News that road repairs and sidewalk improvements on Front Street are soon starting (see related story) was no doubt welcomed throughout the hospitality industry. With a growing number of persons expected to flood the Philipsburg shopping area in the coming period after many months of being reduced to practically a “ghost town” because of the COVID-19 crisis, this is something that just can’t wait.
No timeline could yet be given, but it’s only going to get more crowded leading up to Christmas, with the peak in terms of visitors early next year. The work must therefore be done during the busy season, hopefully at night.
It’s very important to enhance the comfort and safety of pedestrians especially with thousands disembarking cruise ships on a given day. Given today’s World Wide Web and social media, any regrettable incident resulting from shortcomings in infrastructure and public facilities can easily spark a wave of negative publicity the destination can well do without certainly under the current socioeconomic circumstances.
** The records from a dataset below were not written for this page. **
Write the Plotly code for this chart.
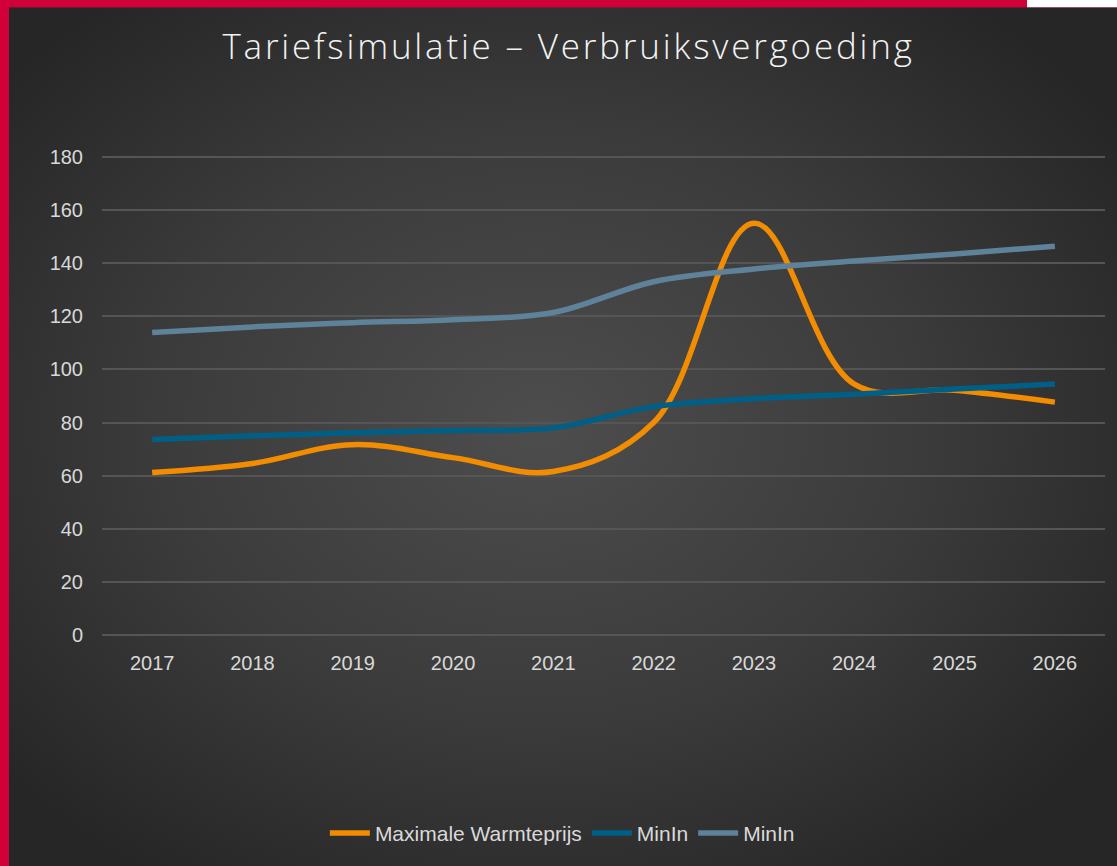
import base64
import plotly.graph_objects as go

years = ["2017", "2018", "2019", "2020", "2021", "2022", "2023", "2024", "2025", "2026"]
max_warmteprijs = [61.2, 64.6, 71.7, 66.8, 61.6, 80.0, 155.0, 94.5, 92.2, 87.7]
minin_dark = [73.6, 75.0, 76.2, 77.0, 78.0, 86.0, 89.0, 90.7, 92.6, 94.5]
minin_light = [113.9, 116.0, 117.6, 118.7, 121.4, 133.0, 137.8, 140.8, 143.4, 146.4]
series_names = ["Maximale Warmteprijs", "MinIn", "MinIn"]
colors = ["#F28C00", "#005F87", "#5F829B"]
smoothings = [1.05, 1.0, 1.0]
title_text = "Tariefsimulatie – Verbruiksvergoeding"

W, H = 1117, 866
L, R, T, B = 102, 12, 155, 225
pw, ph = W - L - R, H - T - B

svg = """<svg xmlns='http://www.w3.org/2000/svg' width='1108' height='860' viewBox='0 0 1108 860' preserveAspectRatio='none'>
<defs><radialGradient id='g' cx='0.47' cy='0.48' r='0.62' fx='0.47' fy='0.48'>
<stop offset='0' stop-color='#4d4d4d'/><stop offset='0.55' stop-color='#3b3b3b'/><stop offset='1' stop-color='#262626'/></radialGradient></defs>
<rect width='1108' height='860' fill='url(#g)'/></svg>"""
src = "data:image/svg+xml;base64," + base64.b64encode(svg.encode()).decode()

fig = go.Figure()
for vals, name, col, sm in zip([max_warmteprijs, minin_dark, minin_light], series_names, colors, smoothings):
    fig.add_trace(go.Scatter(
        x=years, y=vals, name=name, mode="lines",
        line=dict(color=col, width=5.5, shape="spline", smoothing=sm),
    ))

def px_x(p):
    return (p - L) / pw

def px_y(p):
    return (H - B - p) / ph

fig.add_layout_image(dict(
    source=src, xref="paper", yref="paper",
    x=px_x(9), y=px_y(6), sizex=(W + 20 - 9) / pw, sizey=(H + 20 - 6) / ph,
    xanchor="left", yanchor="top", sizing="stretch", layer="below",
))
fig.add_shape(type="rect", xref="paper", yref="paper",
              x0=px_x(1027), x1=px_x(W + 5), y0=px_y(6), y1=px_y(-5),
              fillcolor="white", line_width=0, layer="above")

fig.update_layout(
    width=W, height=H,
    margin=dict(l=L, r=R, t=T, b=B),
    paper_bgcolor="#D20038",
    plot_bgcolor="rgba(0,0,0,0)",
    title=dict(text=f'<span style="letter-spacing:2.8px">{title_text}</span>',
               font=dict(family="Open Sans", size=35, color="#f2f2f2", weight=300),
               x=0.509, xanchor="center", y=1 - 47 / H, yanchor="middle"),
    font=dict(family="Liberation Sans, Arial", size=20, color="#d9d9d9"),
    xaxis=dict(type="category", range=[-0.5, 9.5], showgrid=False, zeroline=False,
               showline=False, ticks="", tickfont=dict(size=20, color="#d9d9d9"),
               ticklabelstandoff=12),
    yaxis=dict(range=[-0.7, 180.7], tickvals=list(range(0, 181, 20)), showgrid=True,
               gridcolor="#555555", gridwidth=1.5, zeroline=False, showline=False, ticks="",
               tickfont=dict(size=20, color="#d9d9d9"), ticklabelstandoff=18),
    legend=dict(orientation="h", x=0.459, xanchor="center", y=px_y(839), yanchor="middle",
                font=dict(size=21, color="#d9d9d9"), bgcolor="rgba(0,0,0,0)",
                itemwidth=40, tracegroupgap=0),
    showlegend=True,
)

fig.write_html("out.html", config={"displayModeBar": False},
               post_script="document.body.style.margin='0';")
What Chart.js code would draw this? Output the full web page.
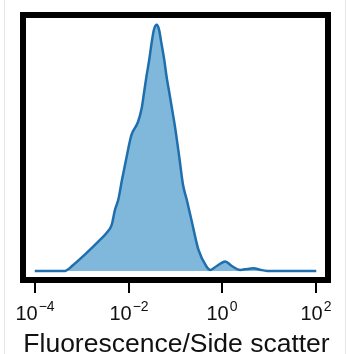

One of the main problems is people parking their cars illegally, including on the sidewalks. This can be addressed with, for example, bollards on strategic locations, but also by closing at least part of the street to motorised traffic as is normally done with multiple vessels in the harbour.
Another connected issue that should be tackled before too long is the situation on the road to Pointe Blanche, with hundreds of passengers walking along Juancho Yrausquin Boulevard as trailers with huge containers and other heavy trucks rush to and from the cargo port. Despite the presence of a guardrail this creates a real potential danger, particularly when it rains and part of the footpath is flooded.
Either freight operations are moved elsewhere, or these guests need to be led to town via a different route, preferably on a seaside boardwalk past Chesterfields, Bobby’s Marina, etcetera, for which plans already exist. If not, it will unfortunately remain a very bad accident just waiting to happen.